** AVAILABLE DATA **
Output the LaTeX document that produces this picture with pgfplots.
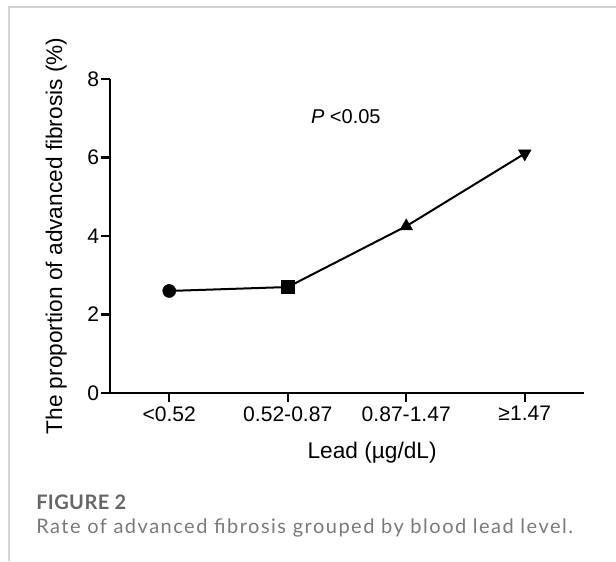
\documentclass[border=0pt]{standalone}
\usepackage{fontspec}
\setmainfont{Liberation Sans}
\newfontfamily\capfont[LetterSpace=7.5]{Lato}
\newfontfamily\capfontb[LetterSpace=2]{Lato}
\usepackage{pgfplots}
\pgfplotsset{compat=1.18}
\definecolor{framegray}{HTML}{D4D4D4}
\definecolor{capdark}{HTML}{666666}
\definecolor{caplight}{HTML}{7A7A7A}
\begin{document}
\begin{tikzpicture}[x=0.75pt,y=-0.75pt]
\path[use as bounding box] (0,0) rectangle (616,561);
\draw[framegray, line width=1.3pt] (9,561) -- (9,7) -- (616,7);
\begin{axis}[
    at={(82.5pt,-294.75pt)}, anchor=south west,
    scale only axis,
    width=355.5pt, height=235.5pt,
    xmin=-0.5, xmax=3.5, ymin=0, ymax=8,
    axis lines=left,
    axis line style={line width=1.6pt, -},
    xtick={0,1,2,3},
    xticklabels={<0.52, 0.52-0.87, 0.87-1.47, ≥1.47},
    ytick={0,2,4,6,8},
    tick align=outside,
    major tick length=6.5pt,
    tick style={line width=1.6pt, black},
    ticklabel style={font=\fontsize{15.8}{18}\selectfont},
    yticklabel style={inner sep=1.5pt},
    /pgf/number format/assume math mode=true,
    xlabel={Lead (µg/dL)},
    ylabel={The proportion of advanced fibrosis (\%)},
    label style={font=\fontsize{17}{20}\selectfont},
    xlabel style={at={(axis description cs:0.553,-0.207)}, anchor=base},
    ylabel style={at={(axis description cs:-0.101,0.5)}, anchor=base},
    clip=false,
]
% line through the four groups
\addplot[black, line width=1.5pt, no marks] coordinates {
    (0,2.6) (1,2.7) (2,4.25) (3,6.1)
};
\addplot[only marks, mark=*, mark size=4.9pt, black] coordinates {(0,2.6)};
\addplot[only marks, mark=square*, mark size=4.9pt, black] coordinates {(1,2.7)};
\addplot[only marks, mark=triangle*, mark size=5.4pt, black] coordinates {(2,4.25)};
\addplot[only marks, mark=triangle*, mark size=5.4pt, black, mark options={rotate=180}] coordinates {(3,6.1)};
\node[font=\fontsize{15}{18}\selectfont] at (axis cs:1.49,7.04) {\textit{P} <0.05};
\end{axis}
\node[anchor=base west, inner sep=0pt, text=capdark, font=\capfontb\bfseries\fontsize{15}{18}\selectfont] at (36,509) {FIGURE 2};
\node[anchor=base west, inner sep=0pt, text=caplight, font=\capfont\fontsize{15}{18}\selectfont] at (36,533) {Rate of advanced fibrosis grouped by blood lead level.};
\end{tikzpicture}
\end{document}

** WHAT THIS TASK INVOLVES **
Reproduce the material word for word, minus the images.

** EXERCISE RESPONSE **
Output the LaTeX document that produces this picture with pgfplots.
\documentclass[border=0pt]{standalone}
\usepackage{fontspec}
\setmainfont{Liberation Sans}
\newfontfamily\capfont[LetterSpace=7.5]{Lato}
\newfontfamily\capfontb[LetterSpace=2]{Lato}
\usepackage{pgfplots}
\pgfplotsset{compat=1.18}
\definecolor{framegray}{HTML}{D4D4D4}
\definecolor{capdark}{HTML}{666666}
\definecolor{caplight}{HTML}{7A7A7A}
\begin{document}
\begin{tikzpicture}[x=0.75pt,y=-0.75pt]
\path[use as bounding box] (0,0) rectangle (616,561);
\draw[framegray, line width=1.3pt] (9,561) -- (9,7) -- (616,7);
\begin{axis}[
    at={(82.5pt,-294.75pt)}, anchor=south west,
    scale only axis,
    width=355.5pt, height=235.5pt,
    xmin=-0.5, xmax=3.5, ymin=0, ymax=8,
    axis lines=left,
    axis line style={line width=1.6pt, -},
    xtick={0,1,2,3},
    xticklabels={<0.52, 0.52-0.87, 0.87-1.47, ≥1.47},
    ytick={0,2,4,6,8},
    tick align=outside,
    major tick length=6.5pt,
    tick style={line width=1.6pt, black},
    ticklabel style={font=\fontsize{15.8}{18}\selectfont},
    yticklabel style={inner sep=1.5pt},
    /pgf/number format/assume math mode=true,
    xlabel={Lead (µg/dL)},
    ylabel={The proportion of advanced fibrosis (\%)},
    label style={font=\fontsize{17}{20}\selectfont},
    xlabel style={at={(axis description cs:0.553,-0.207)}, anchor=base},
    ylabel style={at={(axis description cs:-0.101,0.5)}, anchor=base},
    clip=false,
]
% line through the four groups
\addplot[black, line width=1.5pt, no marks] coordinates {
    (0,2.6) (1,2.7) (2,4.25) (3,6.1)
};
\addplot[only marks, mark=*, mark size=4.9pt, black] coordinates {(0,2.6)};
\addplot[only marks, mark=square*, mark size=4.9pt, black] coordinates {(1,2.7)};
\addplot[only marks, mark=triangle*, mark size=5.4pt, black] coordinates {(2,4.25)};
\addplot[only marks, mark=triangle*, mark size=5.4pt, black, mark options={rotate=180}] coordinates {(3,6.1)};
\node[font=\fontsize{15}{18}\selectfont] at (axis cs:1.49,7.04) {\textit{P} <0.05};
\end{axis}
\node[anchor=base west, inner sep=0pt, text=capdark, font=\capfontb\bfseries\fontsize{15}{18}\selectfont] at (36,509) {FIGURE 2};
\node[anchor=base west, inner sep=0pt, text=caplight, font=\capfont\fontsize{15}{18}\selectfont] at (36,533) {Rate of advanced fibrosis grouped by blood lead level.};
\end{tikzpicture}
\end{document}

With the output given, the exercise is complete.